Mexican President Claudia Sheinbaum has spearheaded a variety of different partnerships with farmers to place government products in SuperISSSTEs and the rural Tiendas Bienestar. (Lara-Nour Walton / Jacobin)

“In the ’90s and 2000s, a lot of what was on the shelves of [rural stores] and SuperISSSTEs was from transnational companies, not locally grown,” remarked Ochoa. With Sheinbaum’s food sovereignty plan, this could change.

Ochoa also noted that, like in the United States, the corporatization of the Mexican food system has yielded negative health outcomes. “This is about going back to more traditional, healthier diets, which is a good start,” they said.

Despite their challenges, Mexico’s government grocery stores are not spelling the return of Soviet bread lines as Mamdani’s naysayers would have you believe. They can, in fact, lower prices and reach food insecure rural communities. But they are also fragile institutions, prone to corruption, weak in oversight, and swayed easily by whoever sits at the helm of governance — for better and for worse.

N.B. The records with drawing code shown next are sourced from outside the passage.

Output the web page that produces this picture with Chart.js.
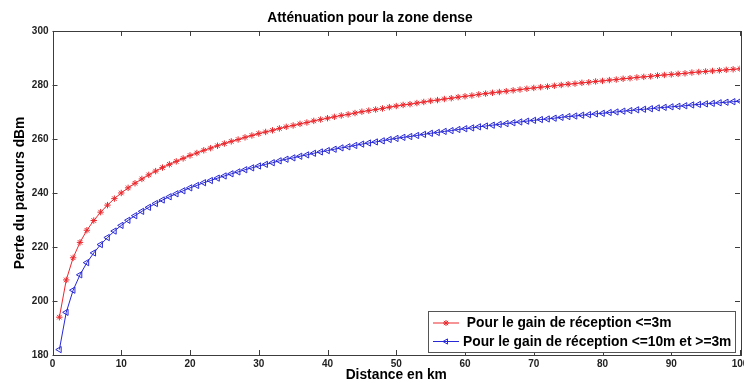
<!DOCTYPE html>
<html>
<head>
<meta charset="utf-8">
<script src="https://cdn.jsdelivr.net/npm/chart.js@4.4.1/dist/chart.umd.min.js"></script>
<style>
  html, body { margin: 0; padding: 0; background: #fff; overflow: hidden; }
  #wrap { width: 760px; height: 383px; }
</style>
</head>
<body>
<div id="wrap"><canvas id="myChart" width="760" height="383"></canvas></div>
<script>
const distances = [
  1, 2, 3, 4, 5, 6, 7, 8, 9, 10,
  11, 12, 13, 14, 15, 16, 17, 18, 19, 20,
  21, 22, 23, 24, 25, 26, 27, 28, 29, 30,
  31, 32, 33, 34, 35, 36, 37, 38, 39, 40,
  41, 42, 43, 44, 45, 46, 47, 48, 49, 50,
  51, 52, 53, 54, 55, 56, 57, 58, 59, 60,
  61, 62, 63, 64, 65, 66, 67, 68, 69, 70,
  71, 72, 73, 74, 75, 76, 77, 78, 79, 80,
  81, 82, 83, 84, 85, 86, 87, 88, 89, 90,
  91, 92, 93, 94, 95, 96, 97, 98, 99, 100
];

// gain de réception <= 3m
const perte3m = [
  194.0, 207.8, 216.0, 221.7, 226.2, 229.8, 232.9, 235.5, 237.9, 240.0,
  241.9, 243.6, 245.2, 246.7, 248.1, 249.4, 250.6, 251.7, 252.8, 253.9,
  254.8, 255.8, 256.6, 257.5, 258.3, 259.1, 259.8, 260.6, 261.3, 262.0,
  262.6, 263.2, 263.9, 264.5, 265.0, 265.6, 266.1, 266.7, 267.2, 267.7,
  268.2, 268.7, 269.1, 269.6, 270.1, 270.5, 270.9, 271.3, 271.8, 272.2,
  272.6, 272.9, 273.3, 273.7, 274.1, 274.4, 274.8, 275.1, 275.5, 275.8,
  276.1, 276.5, 276.8, 277.1, 277.4, 277.7, 278.0, 278.3, 278.6, 278.9,
  279.2, 279.4, 279.7, 280.0, 280.3, 280.5, 280.8, 281.0, 281.3, 281.5,
  281.8, 282.0, 282.3, 282.5, 282.8, 283.0, 283.2, 283.5, 283.7, 283.9,
  284.1, 284.3, 284.6, 284.8, 285.0, 285.2, 285.4, 285.6, 285.8, 286.0
];

// gain de réception <= 10m et >= 3m
const perte10m = [
  182.0, 195.8, 204.0, 209.7, 214.2, 217.8, 220.9, 223.5, 225.9, 228.0,
  229.9, 231.6, 233.2, 234.7, 236.1, 237.4, 238.6, 239.7, 240.8, 241.9,
  242.8, 243.8, 244.6, 245.5, 246.3, 247.1, 247.8, 248.6, 249.3, 250.0,
  250.6, 251.2, 251.9, 252.5, 253.0, 253.6, 254.1, 254.7, 255.2, 255.7,
  256.2, 256.7, 257.1, 257.6, 258.1, 258.5, 258.9, 259.3, 259.8, 260.2,
  260.6, 260.9, 261.3, 261.7, 262.1, 262.4, 262.8, 263.1, 263.5, 263.8,
  264.1, 264.5, 264.8, 265.1, 265.4, 265.7, 266.0, 266.3, 266.6, 266.9,
  267.2, 267.4, 267.7, 268.0, 268.3, 268.5, 268.8, 269.0, 269.3, 269.5,
  269.8, 270.0, 270.3, 270.5, 270.8, 271.0, 271.2, 271.5, 271.7, 271.9,
  272.1, 272.3, 272.6, 272.8, 273.0, 273.2, 273.4, 273.6, 273.8, 274.0
];

const xTicks = [0, 10, 20, 30, 40, 50, 60, 70, 80, 90, 100];
const yTicks = [180, 200, 220, 240, 260, 280, 300];

const seriesLabels = [
  ' Pour le gain de réception <=3m',
  'Pour le gain de réception <=10m et >=3m'
];

const frameColor = '#3c3c3c';
const fontFamily = '"Liberation Sans", Arial, sans-serif';

function toPoints(ys) {
  return distances.map(function (d, i) { return { x: d, y: ys[i] }; });
}

// box, inside ticks and legend drawn like the original figure
const matlabFrame = {
  id: 'matlabFrame',
  afterDatasetsDraw: function (chart) {
    const c = chart.ctx;
    const a = chart.chartArea;
    const xs = chart.scales.x;
    const ys = chart.scales.y;
    const tl = 5;
    c.save();
    c.strokeStyle = frameColor;
    c.lineWidth = 1;
    c.beginPath();
    xTicks.forEach(function (v) {
      const px = Math.round(xs.getPixelForValue(v)) + 0.5;
      c.moveTo(px, a.bottom); c.lineTo(px, a.bottom - tl);
      c.moveTo(px, a.top); c.lineTo(px, a.top + tl);
    });
    yTicks.forEach(function (v) {
      const py = Math.round(ys.getPixelForValue(v)) + 0.5;
      c.moveTo(a.left, py); c.lineTo(a.left + tl, py);
      c.moveTo(a.right, py); c.lineTo(a.right - tl, py);
    });
    c.stroke();
    c.strokeRect(Math.round(a.left) + 0.5, Math.round(a.top) + 0.5,
      Math.round(a.right - a.left), Math.round(a.bottom - a.top));

    // legend
    const bx = 428.5, by = 311.5, bw = 307, bh = 41;
    c.fillStyle = '#fff';
    c.fillRect(bx, by, bw, bh);
    c.strokeStyle = '#555';
    c.strokeRect(bx, by, bw, bh);
    const rows = [323, 341.5];
    chart.data.datasets.forEach(function (ds, i) {
      const y = rows[i];
      c.strokeStyle = ds.borderColor;
      c.lineWidth = 1;
      c.beginPath();
      c.moveTo(433, y); c.lineTo(459, y);
      c.stroke();
      c.fillStyle = 'rgba(0,0,0,0)';
      Chart.helpers.drawPoint(c, {
        pointStyle: ds.pointStyle, rotation: ds.pointRotation,
        radius: 3, borderWidth: 1
      }, 446, y);
      c.fillStyle = '#000';
      c.font = 'bold 13.8px ' + fontFamily;
      c.textBaseline = 'middle';
      c.textAlign = 'left';
      c.fillText(ds.label, 463, y + 0.5);
    });
    c.restore();
  }
};

new Chart(document.getElementById('myChart'), {
  type: 'line',
  data: {
    datasets: [{
      label: seriesLabels[0],
      data: toPoints(perte3m),
      borderColor: 'rgb(235,40,45)',
      backgroundColor: 'transparent',
      borderWidth: 1,
      pointStyle: 'star',
      pointRadius: 3.2,
      pointBorderWidth: 1,
      pointBorderColor: 'rgb(235,40,45)',
      pointBackgroundColor: 'transparent',
      tension: 0
    }, {
      label: seriesLabels[1],
      data: toPoints(perte10m),
      borderColor: 'rgb(40,40,215)',
      backgroundColor: 'transparent',
      borderWidth: 1,
      pointStyle: 'triangle',
      pointRotation: 270,
      pointRadius: 3.6,
      pointBorderWidth: 1,
      pointBorderColor: 'rgb(40,40,215)',
      pointBackgroundColor: 'transparent',
      tension: 0
    }]
  },
  options: {
    responsive: false,
    animation: false,
    devicePixelRatio: 1,
    layout: { padding: { left: 0, right: 20, top: 0, bottom: 0 } },
    plugins: {
      legend: { display: false },
      tooltip: { enabled: false },
      title: {
        display: true,
        text: 'Atténuation pour la zone dense',
        color: '#000',
        font: { family: fontFamily, size: 13.8, weight: 'bold' },
        padding: { top: 9.5, bottom: 4.9 }
      }
    },
    scales: {
      x: {
        type: 'linear',
        min: 0,
        max: 100,
        afterFit: function (scale) { scale.height = 28; },
        afterBuildTicks: function (scale) {
          scale.ticks = xTicks.map(function (v) { return { value: v }; });
        },
        grid: { display: false, drawTicks: false },
        border: { display: false },
        ticks: {
          autoSkip: false,
          maxRotation: 0,
          padding: 3,
          color: '#222',
          font: { family: fontFamily, size: 10, weight: 'bold' }
        },
        title: {
          display: true,
          text: 'Distance en km',
          color: '#000',
          font: { family: fontFamily, size: 13.8, weight: 'bold' },
          padding: { top: 0, bottom: 0 }
        }
      },
      y: {
        min: 180,
        max: 300,
        afterFit: function (scale) { scale.width = 52.5; },
        afterBuildTicks: function (scale) {
          scale.ticks = yTicks.map(function (v) { return { value: v }; });
        },
        grid: { display: false, drawTicks: false },
        border: { display: false },
        ticks: {
          autoSkip: false,
          padding: 4,
          color: '#222',
          font: { family: fontFamily, size: 10, weight: 'bold' }
        },
        title: {
          display: true,
          text: 'Perte du parcours dBm',
          color: '#000',
          font: { family: fontFamily, size: 13.8, weight: 'bold' },
          padding: { top: 11.6, bottom: 0 }
        }
      }
    }
  },
  plugins: [matlabFrame]
});
</script>
</body>
</html>
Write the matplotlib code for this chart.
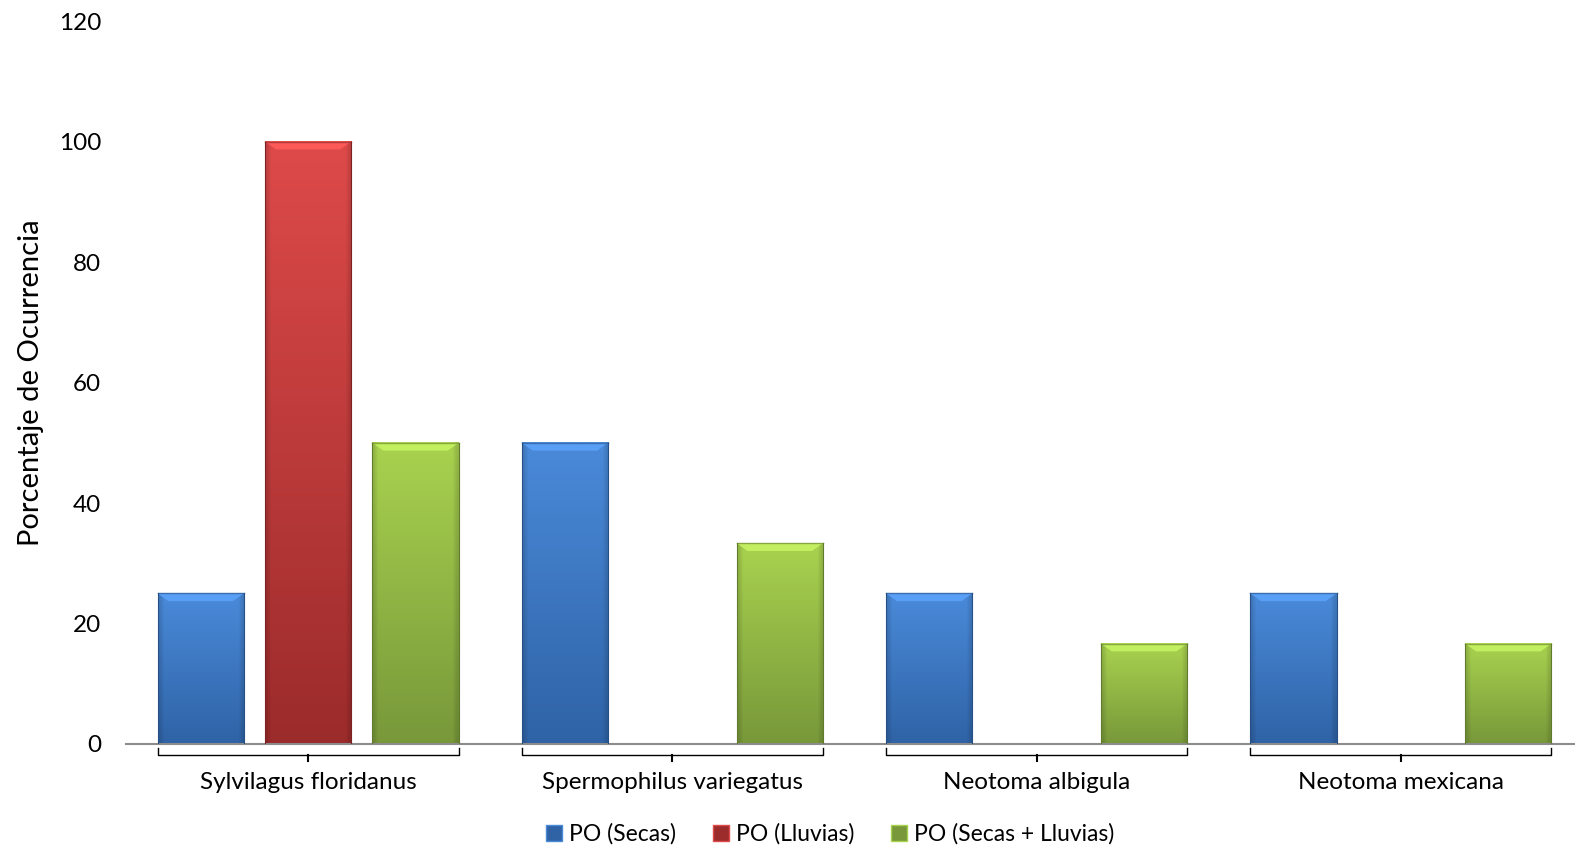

Still, for a municipality flirting with the prospect of plunging into the grocery business, Mexico — alongside the 235 Department of Defense-owned military commissaries and the fact that New York City is already operating six supermarkets — offers one of the more convincing arguments to date.

When I asked Rodrigo, standing outside the SuperISSSTE with his packet of peanuts, whether he thinks government-run grocery stores are a good idea, he simply shrugged: “I don’t really know anything about that — I’m just a consumer. But, for me, it’s working.”

His answer was simple and clarifying. After more than seventy years of existence, Mexico’s public grocery stores have persisted not because they are ideologically intoxicating or paragons of bureaucratic virtue, but because enough shoppers keep finding them useful. And utility, it turns out, can be a powerful form of political durability.